The law won’t take full effect for two years. But for benefits advisers, one immediate area of concern in the wake of the Department of Labor’s new fiduciary standard is how the new rules apply to Health Spending Accounts.

Bloomberg News

In legal terms, advisers who assist employers with the investment property components of a group benefits plan, which would include an HSA, may themselves become fiduciaries—even if they provide their advice on a one-time basis. However, the DoL also established a “best interest contract exemption” or “BICE” that allows advisers to be paid commissions for their work, as long as they follow strict requirements.

Here we solicit the views of two legal experts on how they will affect advisers who assist employers with HSAs. Chris Hartmann, Vice-President for Congressional Affairs for National Association of Health Underwriters and Pat DiCarlo, an ERISA attorney with Alston & Bird in Atlanta, spoke with Employee Benefit Adviser contributing editor Joel Kranc about the rules governing HSAs and their implications:

Hartmann: I think the effect this rule will have on a lot of our people is that they will not be able to tell [plan sponsors] how to execute their HSAs once they have been set up. It will allow advisers to help set up the HAS, but not advise where it should be housed.

The good news is that there are two years before the rules take effect. That gives advisers ample amount of time to work around the rules and figure out the best course of action for their practices.

DiCarlo: Advisers have to understand they are now becoming fiduciaries and should advise their clients that they will be subject to ERISA prohibited transactions.
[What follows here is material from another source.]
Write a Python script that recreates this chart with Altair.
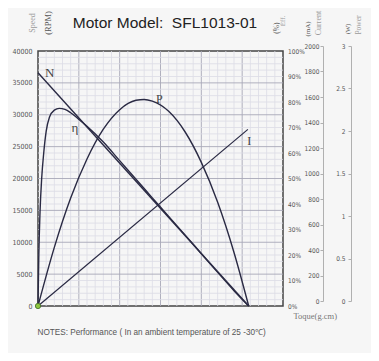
import altair as alt
import pandas as pd

# ---- data ----
# Speed N (RPM) vs torque (g.cm)
n_torque = [0, 25.8]
n_speed = [36600, 0]

# Efficiency (%)
eff_torque = [0, 0.1, 0.25, 0.45, 0.7, 1.0, 1.4, 2.0, 2.6, 3.3, 4.0, 5.0, 6.0,
              8.0, 10.0, 12.0, 14.0, 16.0, 18.0, 20.0, 22.0, 24.0, 25.8]
eff_pct = [0, 20, 37, 50, 60, 68.5, 74, 76.8, 77.5, 77.1, 75.8, 73.2, 70.5,
           64.3, 57.0, 49.7, 42.4, 35.1, 27.9, 20.5, 13.2, 6.0, 0]

# Output power (W)
pow_torque = [0, 2, 4, 6, 8, 10, 12, 13, 14, 16, 18, 20, 22, 24, 25.8]
pow_w = [0, 0.69, 1.27, 1.73, 2.08, 2.31, 2.42, 2.43, 2.41, 2.29, 2.05, 1.69, 1.22, 0.63, 0]

# Current (mA)
cur_torque = [0, 25.7]
cur_ma = [0, 1385]

# axis ticks
torque_ticks = [0, 5, 10, 15, 20, 25, 30]
speed_ticks = [0, 5000, 10000, 15000, 20000, 25000, 30000, 35000, 40000]
eff_ticks = [0, 10, 20, 30, 40, 50, 60, 70, 80, 90, 100]
cur_ticks = [0, 200, 400, 600, 800, 1000, 1200, 1400, 1600, 1800, 2000]
pow_ticks = [0, 0.5, 1, 1.5, 2, 2.5, 3]

grid_x_minor = [v for v in range(1, 30) if v % 5]
grid_x_major = [5, 10, 15, 20, 25]
grid_y_minor = [v for v in range(1000, 40000, 1000) if v % 5000]
grid_y_major = [5000, 10000, 15000, 20000, 25000, 30000, 35000]

# ---- styling ----
SANS = "Liberation Sans Narrow, Arial Narrow, DejaVu Sans Condensed, Liberation Sans, sans-serif"
TITLE_FONT = "Liberation Sans, Arial, sans-serif"
SERIF = "Liberation Serif, Times New Roman, DejaVu Serif, serif"
LINE = "#2a2a44"
LAB = "#555555"
FS = 7
FS_R = 6.5

x_scale = alt.Scale(domain=[0, 30], nice=False)


def speed_scale():
    return alt.Scale(domain=[0, 40000], nice=False)


vminor = alt.Chart(pd.DataFrame({"t": grid_x_minor})).mark_rule(
    color="#dcdce6", strokeWidth=0.8).encode(
    x=alt.X("t:Q", scale=x_scale, axis=None))
vmajor = alt.Chart(pd.DataFrame({"t": grid_x_major})).mark_rule(
    color="#a8a8b8", strokeWidth=0.9).encode(
    x=alt.X("t:Q", scale=x_scale, axis=None))
hminor = alt.Chart(pd.DataFrame({"s": grid_y_minor})).mark_rule(
    color="#dcdce6", strokeWidth=0.8).encode(
    y=alt.Y("s:Q", scale=speed_scale(), axis=None))
hmajor = alt.Chart(pd.DataFrame({"s": grid_y_major})).mark_rule(
    color="#a8a8b8", strokeWidth=0.9).encode(
    y=alt.Y("s:Q", scale=speed_scale(), axis=None))

n_line = alt.Chart(pd.DataFrame({"t": n_torque, "s": n_speed})).mark_line(
    color=LINE, strokeWidth=1.4).encode(
    x=alt.X("t:Q", scale=x_scale,
            axis=alt.Axis(values=torque_ticks, title=None, domain=False, ticks=False,
                          grid=False, labelFlush=False, labelPadding=4,
                          labelFontSize=FS, labelFont=SANS, labelColor=LAB)),
    y=alt.Y("s:Q", scale=speed_scale(),
            axis=alt.Axis(orient="left", values=speed_ticks, format="d", title=None,
                          domain=False, ticks=False, grid=False, labelPadding=6,
                          labelFontSize=FS, labelFont=SANS, labelColor=LAB)))

origin = alt.Chart(pd.DataFrame({"t": [0], "s": [0]})).mark_point(
    filled=True, color="#8dc63f", stroke="#3d6b2a", strokeWidth=0.8, size=28, opacity=1).encode(
    x=alt.X("t:Q", scale=x_scale, axis=None),
    y=alt.Y("s:Q", scale=speed_scale(), axis=None))

eff_line = alt.Chart(pd.DataFrame({"t": eff_torque, "e": eff_pct})).mark_line(
    color=LINE, strokeWidth=1.4, interpolate="monotone").encode(
    x=alt.X("t:Q", scale=x_scale, axis=None),
    y=alt.Y("e:Q", scale=alt.Scale(domain=[0, 100], nice=False),
            axis=alt.Axis(orient="right", values=eff_ticks, labelExpr="datum.value + '%'",
                          title=None, domain=False, ticks=False, grid=False, labelPadding=4.5,
                          labelFontSize=FS_R, labelFont=SANS, labelColor=LAB)))

cur_line = alt.Chart(pd.DataFrame({"t": cur_torque, "c": cur_ma})).mark_line(
    color=LINE, strokeWidth=1.2).encode(
    x=alt.X("t:Q", scale=x_scale, axis=None),
    y=alt.Y("c:Q", scale=alt.Scale(domain=[0, 2000], nice=False),
            axis=alt.Axis(orient="left", offset=-285, position=-5, values=cur_ticks,
                          format="d", title=None, grid=False, domainColor="#b0b0b0",
                          tickColor="#b0b0b0", tickSize=3, labelPadding=1,
                          labelFontSize=FS_R, labelFont=SANS, labelColor=LAB)))

pow_line = alt.Chart(pd.DataFrame({"t": pow_torque, "p": pow_w})).mark_line(
    color=LINE, strokeWidth=1.4, interpolate="monotone").encode(
    x=alt.X("t:Q", scale=x_scale, axis=None),
    y=alt.Y("p:Q", scale=alt.Scale(domain=[0, 3], nice=False),
            axis=alt.Axis(orient="left", offset=-313, position=-5, values=pow_ticks,
                          format="~g", title=None, grid=False, domainColor="#b0b0b0",
                          tickColor="#b0b0b0", tickSize=3, labelPadding=3,
                          labelFontSize=FS_R, labelFont=SANS, labelColor=LAB)))

dummy = alt.InlineData(values=[{"k": 1}])


def note(text, x, y, size, color, font=SERIF, angle=0, align="center", baseline="middle"):
    return alt.Chart(dummy).mark_text(
        text=text, fontSize=size, color=color, font=font, angle=angle,
        align=align, baseline=baseline).encode(x=alt.value(x), y=alt.value(y))


texts = [
    note("Motor Model:\u00a0 SFL1013-01", 127, -28, 15.5, "#222222", font=TITLE_FONT),
    note("Speed", -5, -28, 8, "#9a9a9a", angle=270),
    note("(RPM)", 9.5, -28, 8.5, "#555555", angle=270),
    note("(%)", 239, -23, 7.5, "#555555", angle=270),
    note("Eff.", 244.5, -30, 7, "#9a9a9a", angle=270),
    note("(mA)", 270, -22, 7, "#555555", angle=270),
    note("Current", 281, -28, 8, "#9a9a9a", angle=270),
    note("(W)", 310, -22, 6.5, "#555555", angle=270),
    note("Power", 321, -26, 7.5, "#9a9a9a", angle=270),
    note("N", 11.7, 22.3, 13, "#444444"),
    note("\u03b7", 37, 77.3, 13, "#444444"),
    note("P", 121.4, 48.3, 12, "#444444"),
    note("I", 211.2, 89.8, 12, "#444444"),
    note("Toque(g.cm)", 255.5, 265, 8.5, "#777777", align="left"),
    note("NOTES: Performance ( In an ambient temperature of 25 -30\u2103)", -0.5, 282, 8.2,
         "#555555", font=TITLE_FONT, align="left"),
]

chart = alt.layer(
    vminor, vmajor, hminor, hmajor, n_line, eff_line, cur_line, pow_line, origin, *texts
).resolve_scale(
    y="independent"
).properties(
    width=245, height=255,
    autosize="none",
    padding={"left": 30, "top": 43, "right": 88, "bottom": 47},
    background="#f6f6f6",
).configure_view(stroke="#444444", strokeWidth=1.5)

chart.save("out.html", embed_options={"renderer": "svg", "actions": False})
If you don’t have a ‘level fee’ arrangement you will probably want to take advantage of the BICE exemption, which means having specific language in your contracts. Even if you do everything right you still might have litigation exposure if things go bad.

Plan sponsors will need to know about these issues and will have to sign contracts with the specific exemptions and arrangements, in order to make use of their advisers properly and without creating legal ramifications. Yes, some advisers will only advise on the set up of the HSA and will fall out of the scope of the rules, but those that do advise on investments will be part of the DoL’s fiduciary rules. It can happen either way, but both the adviser and client must be aware of it.

Hartmann: Plan sponsors may receive options from their advisers on where to house their HSAs, but will have the burden of picking from those options without a recommendation from the adviser. This creates an additional burden for employers who are offering the benefit of health insurance to their employees, and you don’t want to do anything that adds work or discourages them from doing this.

Agents, brokers and advisers will also have to look at things like errors and omissions insurance and making sure they are protected.

DiCarlo: In the intervening two years [before the law takes effect], advisers and their clients should educate themselves on what the fiduciary rules require and start the process of how the BICE language will appear in their contracts.

One positive development concerns participant education. [Prior to the fiduciary standard] it wasn’t clear if providing general information about investments was considered a recommendation. But the DOL has made it clear that not only can you provide general education, you can also explain the corresponding funds in your own plan.

In the meantime, plan sponsors and advisers have been given time to ensure they are compliant, that their contracts are in order and plans are being set up with attention to who is advising on the plan and where it is housed.